I recently finished binge watching Downton Abbey and found myself mesmerized by the character’s keen articulation and expression of the English language. From the scullery maid, all the way up to the upper echelon of high society, their vocabulary was vivid and rich and although there was a clear class distinction in their accents, denizens of both upstairs and downstairs were equally comfortable and deliberate with the words they chose to speak.  Granted, it’s a scripted television series but nonetheless, it got me to thinking.

What would be different if we dug deeper into our lexicon and discovered words that aligned more closely with what we were really trying to say rather than grabbing the first one that comes to mind? 

Or if we didn’t engage in using meaningless fillers - the ums and ahhs that save us from the uncomfortable awkward pauses or worse yet---  act like a kind of filibuster discouraging discourse and any chance of connection?

And why does the art of speaking refer only to public speaking? What about the art of speaking in everyday communication? 

In his book “The Four Agreements”,  Don Miguel Ruez says be impeccable with your word…Speak with integrity, honesty, and truthfulness and say only what you mean.

But unless we choose our words carefully, how are we able to do that?

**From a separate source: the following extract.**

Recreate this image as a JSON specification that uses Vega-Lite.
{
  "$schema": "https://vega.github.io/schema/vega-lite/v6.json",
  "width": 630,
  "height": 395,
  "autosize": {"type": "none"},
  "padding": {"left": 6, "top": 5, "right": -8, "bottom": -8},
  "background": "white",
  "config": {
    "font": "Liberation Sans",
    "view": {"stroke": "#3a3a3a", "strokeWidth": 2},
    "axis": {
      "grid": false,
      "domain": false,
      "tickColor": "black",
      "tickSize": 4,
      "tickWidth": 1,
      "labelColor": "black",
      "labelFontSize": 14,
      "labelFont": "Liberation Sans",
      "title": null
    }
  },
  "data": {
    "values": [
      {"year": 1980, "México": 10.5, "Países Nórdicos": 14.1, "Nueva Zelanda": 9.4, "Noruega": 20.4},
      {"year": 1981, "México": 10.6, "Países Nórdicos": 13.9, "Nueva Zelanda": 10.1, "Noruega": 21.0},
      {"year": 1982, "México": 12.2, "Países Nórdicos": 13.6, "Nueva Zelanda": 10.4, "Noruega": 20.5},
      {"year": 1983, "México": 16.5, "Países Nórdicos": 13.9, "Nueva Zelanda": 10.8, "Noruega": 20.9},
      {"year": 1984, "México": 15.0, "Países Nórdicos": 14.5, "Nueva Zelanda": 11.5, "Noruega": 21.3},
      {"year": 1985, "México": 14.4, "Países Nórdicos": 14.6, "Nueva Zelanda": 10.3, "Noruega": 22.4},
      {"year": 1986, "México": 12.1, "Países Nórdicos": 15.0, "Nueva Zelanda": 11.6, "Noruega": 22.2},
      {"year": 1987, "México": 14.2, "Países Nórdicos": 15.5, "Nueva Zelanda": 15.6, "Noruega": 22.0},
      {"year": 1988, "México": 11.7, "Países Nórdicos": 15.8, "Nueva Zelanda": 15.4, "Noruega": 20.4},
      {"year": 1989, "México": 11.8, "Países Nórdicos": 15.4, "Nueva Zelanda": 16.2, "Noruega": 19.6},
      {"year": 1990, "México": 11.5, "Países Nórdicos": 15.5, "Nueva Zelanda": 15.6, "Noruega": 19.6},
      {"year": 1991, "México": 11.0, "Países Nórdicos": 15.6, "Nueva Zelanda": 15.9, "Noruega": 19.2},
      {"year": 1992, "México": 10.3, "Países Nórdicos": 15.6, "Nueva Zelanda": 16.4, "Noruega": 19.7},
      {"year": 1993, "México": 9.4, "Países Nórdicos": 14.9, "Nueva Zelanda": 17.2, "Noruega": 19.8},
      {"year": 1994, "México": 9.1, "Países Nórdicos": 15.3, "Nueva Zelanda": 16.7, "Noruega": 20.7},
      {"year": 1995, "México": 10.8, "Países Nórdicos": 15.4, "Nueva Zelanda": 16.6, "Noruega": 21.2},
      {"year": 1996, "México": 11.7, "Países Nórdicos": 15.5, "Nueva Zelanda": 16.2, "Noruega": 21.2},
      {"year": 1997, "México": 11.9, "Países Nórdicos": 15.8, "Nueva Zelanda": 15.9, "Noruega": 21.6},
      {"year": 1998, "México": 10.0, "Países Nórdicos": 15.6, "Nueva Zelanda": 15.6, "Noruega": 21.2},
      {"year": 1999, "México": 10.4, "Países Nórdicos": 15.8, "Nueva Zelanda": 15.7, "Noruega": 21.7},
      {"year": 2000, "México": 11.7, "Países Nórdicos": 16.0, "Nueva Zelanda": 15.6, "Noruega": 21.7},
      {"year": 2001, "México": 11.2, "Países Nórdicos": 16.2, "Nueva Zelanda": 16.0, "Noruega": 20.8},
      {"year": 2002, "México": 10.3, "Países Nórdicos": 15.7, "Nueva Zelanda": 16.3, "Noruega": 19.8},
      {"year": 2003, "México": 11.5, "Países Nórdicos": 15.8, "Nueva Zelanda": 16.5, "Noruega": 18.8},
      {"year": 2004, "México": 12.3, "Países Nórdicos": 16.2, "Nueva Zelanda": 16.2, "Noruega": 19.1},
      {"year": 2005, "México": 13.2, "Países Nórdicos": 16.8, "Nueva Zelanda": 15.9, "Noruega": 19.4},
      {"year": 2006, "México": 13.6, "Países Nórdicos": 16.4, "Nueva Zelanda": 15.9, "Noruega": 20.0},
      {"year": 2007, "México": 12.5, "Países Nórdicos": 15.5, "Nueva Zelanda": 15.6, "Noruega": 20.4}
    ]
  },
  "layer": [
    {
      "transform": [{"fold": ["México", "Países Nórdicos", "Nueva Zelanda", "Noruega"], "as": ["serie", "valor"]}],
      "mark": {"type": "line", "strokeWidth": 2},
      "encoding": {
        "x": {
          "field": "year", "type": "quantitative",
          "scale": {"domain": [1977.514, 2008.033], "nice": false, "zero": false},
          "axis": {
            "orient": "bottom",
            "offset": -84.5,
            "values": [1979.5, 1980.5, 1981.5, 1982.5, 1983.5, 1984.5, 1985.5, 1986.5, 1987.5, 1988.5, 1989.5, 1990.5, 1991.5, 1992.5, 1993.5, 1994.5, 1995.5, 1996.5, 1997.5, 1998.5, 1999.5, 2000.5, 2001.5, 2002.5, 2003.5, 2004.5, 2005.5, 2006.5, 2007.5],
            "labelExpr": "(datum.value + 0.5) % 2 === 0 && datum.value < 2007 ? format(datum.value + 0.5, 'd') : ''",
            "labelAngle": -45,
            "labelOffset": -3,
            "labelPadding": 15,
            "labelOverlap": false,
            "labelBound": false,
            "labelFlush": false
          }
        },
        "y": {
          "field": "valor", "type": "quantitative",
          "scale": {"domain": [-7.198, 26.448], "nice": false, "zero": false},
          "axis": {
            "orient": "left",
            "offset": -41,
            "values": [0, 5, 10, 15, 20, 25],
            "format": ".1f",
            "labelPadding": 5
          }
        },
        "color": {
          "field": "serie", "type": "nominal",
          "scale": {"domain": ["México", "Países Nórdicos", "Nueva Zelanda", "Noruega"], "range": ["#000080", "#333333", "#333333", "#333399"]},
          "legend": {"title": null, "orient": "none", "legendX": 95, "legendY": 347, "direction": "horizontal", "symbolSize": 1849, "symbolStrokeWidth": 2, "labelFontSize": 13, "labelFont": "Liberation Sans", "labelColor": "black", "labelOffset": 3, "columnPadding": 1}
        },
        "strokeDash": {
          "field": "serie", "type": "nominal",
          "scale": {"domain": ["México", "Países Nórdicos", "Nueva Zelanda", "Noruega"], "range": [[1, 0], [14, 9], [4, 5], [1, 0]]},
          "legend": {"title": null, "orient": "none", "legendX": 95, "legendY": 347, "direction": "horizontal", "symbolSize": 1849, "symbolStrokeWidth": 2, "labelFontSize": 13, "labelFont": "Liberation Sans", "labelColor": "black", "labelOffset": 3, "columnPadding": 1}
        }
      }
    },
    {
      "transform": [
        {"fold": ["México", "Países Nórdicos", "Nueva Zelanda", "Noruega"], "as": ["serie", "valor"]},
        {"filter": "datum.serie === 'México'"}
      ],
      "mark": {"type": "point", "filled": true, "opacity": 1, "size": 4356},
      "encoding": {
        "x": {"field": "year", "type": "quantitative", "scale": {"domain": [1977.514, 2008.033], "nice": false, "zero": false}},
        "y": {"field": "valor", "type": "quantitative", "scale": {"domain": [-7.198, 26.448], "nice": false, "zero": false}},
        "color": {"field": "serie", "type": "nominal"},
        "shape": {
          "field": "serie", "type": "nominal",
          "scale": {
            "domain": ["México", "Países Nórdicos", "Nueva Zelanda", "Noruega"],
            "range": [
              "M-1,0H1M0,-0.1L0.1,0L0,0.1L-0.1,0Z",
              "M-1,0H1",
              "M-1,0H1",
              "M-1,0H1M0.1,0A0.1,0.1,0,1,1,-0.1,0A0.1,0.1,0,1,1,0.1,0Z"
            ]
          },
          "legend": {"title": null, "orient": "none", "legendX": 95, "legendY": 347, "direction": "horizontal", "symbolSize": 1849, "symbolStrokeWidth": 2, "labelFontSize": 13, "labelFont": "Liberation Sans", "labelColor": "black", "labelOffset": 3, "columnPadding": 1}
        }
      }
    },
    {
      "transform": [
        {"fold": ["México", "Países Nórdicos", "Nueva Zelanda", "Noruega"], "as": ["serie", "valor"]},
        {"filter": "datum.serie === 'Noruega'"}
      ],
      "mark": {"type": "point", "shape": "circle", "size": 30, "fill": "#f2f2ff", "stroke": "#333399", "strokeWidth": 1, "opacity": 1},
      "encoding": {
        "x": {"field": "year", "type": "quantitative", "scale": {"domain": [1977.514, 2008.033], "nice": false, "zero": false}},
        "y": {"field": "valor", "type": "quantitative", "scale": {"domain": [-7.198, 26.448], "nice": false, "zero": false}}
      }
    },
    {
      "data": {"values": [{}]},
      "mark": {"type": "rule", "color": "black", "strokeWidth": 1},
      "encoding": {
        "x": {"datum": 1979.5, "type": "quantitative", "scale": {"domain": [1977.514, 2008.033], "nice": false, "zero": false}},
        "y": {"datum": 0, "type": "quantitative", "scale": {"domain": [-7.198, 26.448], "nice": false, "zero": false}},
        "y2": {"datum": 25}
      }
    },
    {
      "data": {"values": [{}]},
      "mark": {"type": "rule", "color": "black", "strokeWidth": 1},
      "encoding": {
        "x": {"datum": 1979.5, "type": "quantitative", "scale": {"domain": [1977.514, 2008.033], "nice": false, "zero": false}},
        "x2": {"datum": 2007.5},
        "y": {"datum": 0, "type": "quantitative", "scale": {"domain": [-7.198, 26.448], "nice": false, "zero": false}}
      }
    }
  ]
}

We tell our children to “use your words” when they are upset. Studies show that giving words to feelings can make them become a lot less overwhelming or upsetting.  And evidence shows that “affect labeling,” can itself be a form of emotion regulation. 

As children we used more general words like happy mad sad but as adults, we have an ability to be more clear about what those words and feelings depict to us. Sad for me may not be the same as sad for you. A quick google of the synonym brings up all sorts of choices: unhappy, dejected, regretful, downhearted  and so on.

There is a thrill of finding the perfect fit to describe what you mean but if we don’t take the time to practice growing our vocabulary and then using our words, we won’t be able to access them under stress and will default to overused words forgoing any chance of original thought.….

Like anything worth developing, it takes courage and commitment and word shaming is real.  Have friends ever called you out when you’ve used a word you hadn’t used before and then teased you with “ooh that’s a big word”. I know I have. 

This kind of behavior discourages us from learning and scares us away from demonstrating new knowledge.I’m willing to wager that not one of us hasn’t come across a word that we’ve been saying wrong our whole life.

Some words are misused so often that their original meaning has changed over time. Awful, for example, originally meant  "inspiring reverential wonder, and “Terrific” meant "to inspire fear." but over time they’ve been used incorrectly so often that they now depict the exact opposite.

The good news is we have bountiful resources at our fingertips should we decide to use them. There really is no excuse for not using our words powerfully - there is an endless array to choose from so why not use your words and become your own thought leader. 

It occurs to me that words aren’t dissimilar from values in that you can either pay lip service to them or you can be fully connected to their meaning and why you chose them.….and like each one of us - words have origin stories!!! How cool is that?


I’m Lisa Hopkins, thanks for listening, stay safe and healthy everyone and remember to live in the moment (and to use your words!)